LISBON (AFP) - The bronze statue of Benfica legend Eusebio in front of Lisbon's Stadium of Light was covered with flowers, scarves and messages as Portugal mourned the iconic striker's death on Sunday.
Widely regarded as Portugal's greatest player before the meteoric rise of Cristiano Ronaldo, Eusebio's death touched a nation beyond just the team he graced with such distinction throughout the 1960s and beyond.
Since his death was announced, a steady stream of fans made their way to Benfica's home stadium to pay their respects to the Mozambique-born star known as the 'Black Panther'.
"Eusebio is simply the king," said a young supporter, his voice cracking with emotion and a red Benfica scarf wrapped around his neck.
Another fan, Rui Silva, wearing a replica shirt with Eusebio's name emblazoned on the back, as he had his picture taken in front of the statue, added: "He's very important for me, I consider him like a member of my family."
A supporter in his 60s remembered Eusebio's dead-ball effectiveness: "I've been going to this stadium for 45 years. I saw Eusebio play many times, he was incredible.
"He never missed a penalty and scored 99 percent of his free-kicks." Eusebio, latterly an ambassador for both Benfica and the Portuguese Football Association, was 71 when he died of a cardio-pulmonary arrest early on Sunday morning.
While the message from Benfica fans was one of claiming possession of their greatest ever player - a note posted next to a pair of boots with red studs proclaimed: "Eusebio is ours" - it is clear that the whole country felt special affection for him.
The government has declared three days of mourning but Benfica fans couldn't wait to bid farewell.

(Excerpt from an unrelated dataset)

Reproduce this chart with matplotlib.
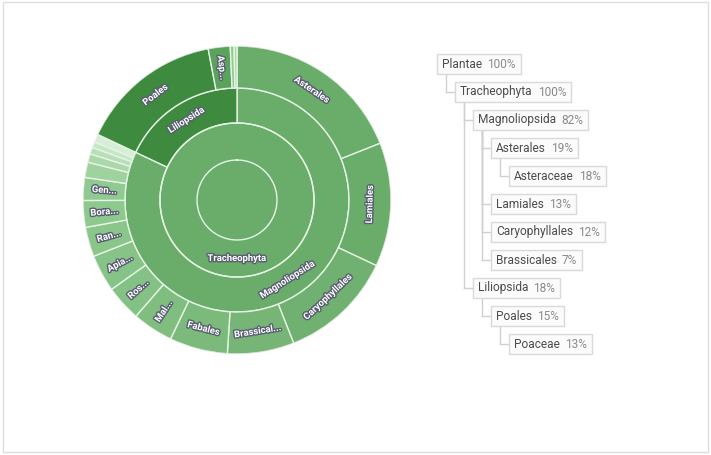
import numpy as np
import matplotlib
matplotlib.use("Agg")
import matplotlib.pyplot as plt
import matplotlib.patheffects as pe
from matplotlib.patches import Rectangle

# sunburst data (percent of total), clockwise from 12 o'clock
classes = ["Magnoliopsida", "Liliopsida"]
class_vals = [82, 18]
class_colors = ["#6aac6a", "#3e8a3e"]

magno_orders = ["Asterales", "Lamiales", "Caryophyllales", "Brassical...", "Fabales",
                "Mal...", "Ros...", "Apia...", "Ran...", "Bora...", "Gen...", "", "", "", "", ""]
magno_vals = [19, 13, 12, 7, 6.1, 4.3, 3.75, 3.9, 3.1, 2.8, 2.4, 1.6, 0.9, 0.7, 0.6, 0.85]
magno_colors = ["#6aac6a", "#6aac6a", "#70b070", "#76b576", "#7bba7b", "#80be80", "#84c184",
                "#86c386", "#8ac68a", "#8dc88d", "#90ca90", "#9ed29e", "#aad8aa", "#b8dfb8",
                "#c6e7c6", "#d6eed6"]

lili_orders = ["Poales", "Asp...", "", ""]
lili_vals = [15, 2.3, 0.4, 0.3]
lili_colors = ["#3e8a3e", "#5aa35a", "#8ecb8e", "#a9d9a9"]

# tree on the right
tree_names = ["Plantae", "Tracheophyta", "Magnoliopsida", "Asterales", "Asteraceae",
              "Lamiales", "Caryophyllales", "Brassicales", "Liliopsida", "Poales", "Poaceae"]
tree_pcts = [100, 100, 82, 19, 18, 13, 12, 7, 18, 15, 13]
tree_depth = [0, 1, 2, 3, 4, 3, 3, 3, 2, 3, 4]

W, H = 711, 455
fig = plt.figure(figsize=(W / 100, H / 100), dpi=100)
fig.patch.set_facecolor("white")

# background axes in pixel coords
tax = fig.add_axes([0, 0, 1, 1])
tax.set_xlim(0, W)
tax.set_ylim(H, 0)
tax.axis("off")
tax.add_patch(Rectangle((3, 2), W - 6, H - 5, fill=False, ec="#dedede", lw=1))

# polar axes for sunburst
cx, cy, R = 237, 200, 154
pax = fig.add_axes([(cx - R) / W, (H - cy - R) / H, 2 * R / W, 2 * R / H], projection="polar")
pax.set_theta_zero_location("N")
pax.set_theta_direction(-1)
pax.set_ylim(0, R)
pax.axis("off")

r0, r1, r2, r3 = 40, 77, 112, R
line_c = "#e6f3e6"

# full rings: Plantae + Tracheophyta
pax.bar(0, r0, width=2 * np.pi, bottom=0, color="#6aac6a", edgecolor="none")
pax.bar(0, r1 - r0, width=2 * np.pi, bottom=r0, color="#6aac6a", edgecolor="none")
tt = np.linspace(0, 2 * np.pi, 400)
pax.plot(tt, [r0] * len(tt), color=line_c, lw=1)
pax.plot(tt, [r1] * len(tt), color=line_c, lw=1)

stroke = [pe.withStroke(linewidth=2, foreground="#5a5e72")]


def label(theta_deg, r, txt, mode):
    if not txt:
        return
    if mode == "tan":
        rot = -theta_deg
    else:
        rot = 90 - theta_deg
    rot = ((rot + 90) % 180) - 90
    pax.text(np.deg2rad(theta_deg), r, txt, rotation=rot, rotation_mode="anchor",
             ha="center", va="center", color="white", fontsize=6.8, fontweight="bold",
             family="Roboto", path_effects=stroke)


def ring(vals, colors, names, start, bottom, top, tan_min):
    a = start
    for v, c, n in zip(vals, colors, names):
        w = v * 3.6
        pax.bar(np.deg2rad(a + w / 2), top - bottom, width=np.deg2rad(w), bottom=bottom,
                color=c, edgecolor=line_c, lw=1)
        label(a + w / 2, (bottom + top) / 2, n, "tan" if v >= tan_min else "rad")
        a += w


ring(class_vals, class_colors, classes, 0, r1, r2, 5)
ring(magno_vals, magno_colors, magno_orders, 0, r2, r3, 5)
ring(lili_vals, lili_colors, lili_orders, class_vals[0] * 3.6, r2, r3, 5)
label(180, (r0 + r1) / 2, "Tracheophyta", "tan")

# tree
renderer = fig.canvas.get_renderer()
x0, y0, dx, dy, bh = 437, 64, 18, 28, 20
pos = []
for i, (nm, pc, d) in enumerate(zip(tree_names, tree_pcts, tree_depth)):
    x = x0 + dx * d
    y = y0 + dy * i
    pos.append((x, y))
    t1 = tax.text(x + 5, y, nm, ha="left", va="center", fontsize=8.6, family="Roboto",
                  color="#4c4c4c", zorder=3)
    e1 = t1.get_window_extent(renderer=renderer)
    t2 = tax.text(e1.x1 + 5, y, f"{pc}%", ha="left", va="center", fontsize=8.6,
                  family="Roboto", color="#8a8a8a", zorder=3)
    e2 = t2.get_window_extent(renderer=renderer)
    tax.add_patch(Rectangle((x, y - bh / 2), e2.x1 + 5 - x, bh, fc="#fbfbfb",
                            ec="#d9d9d9", lw=1, zorder=2))

for i in range(1, len(tree_names)):
    p = max(j for j in range(i) if tree_depth[j] == tree_depth[i] - 1)
    px, py = pos[p]
    x, y = pos[i]
    tax.plot([px + 9, px + 9], [py + bh / 2, y], color="#d0d0d0", lw=1, zorder=1)
    tax.plot([px + 9, x], [y, y], color="#d0d0d0", lw=1, zorder=1)

fig.savefig("out.png", dpi=100)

Hundreds gathered around the Stadium of Light where Eusebio's coffin was brought at the end of the afternoon, to be displayed in a chapel of rest.
He will be buried on Monday afternoon in one of Lisbon's northern suburbs near the famous ground.
Beforehand, as requested by Eusebio himself, his coffin will be taken on a tour of the stadium's pitch.
"Eusebio, Eusebio," chanted hundreds of fans as the coffin arrived at the stadium.
"I haven't come to say goodbye, but to say thank-you," read one banner.
Admirers had also headed to the Benfica museum to reflect on Eusebio's glory by gazing at old jerseys, newspaper cuttings, photos, trophies and even the 1965 Ballon d'Or won by the 'King'.
That year he became the first black footballer to win the award.
A year later he helped Portugal to the World Cup semi-finals in England, while his goals inspired Benfica to the European Cup title in 1962 and three other finals throughout the 1960s, including in 1965.
"For me, he is simply the creator of football," said 24-year-old Luis Marques, who had gone to the stadium with friends.
"I never saw him play," added Jose Morais, an Angolan living in Portugal for the last 20 years, "but I love looking at archive footage (of him)." But while many may consider Ronaldo to have surpassed Eusebio in talent and even achievements, in this corner of Portugal that is certainly not the case.
"Cristiano Ronaldo is still a long way behind," said Jose Valente, a resident of a Lisbon suburb but originally from Cape Verde.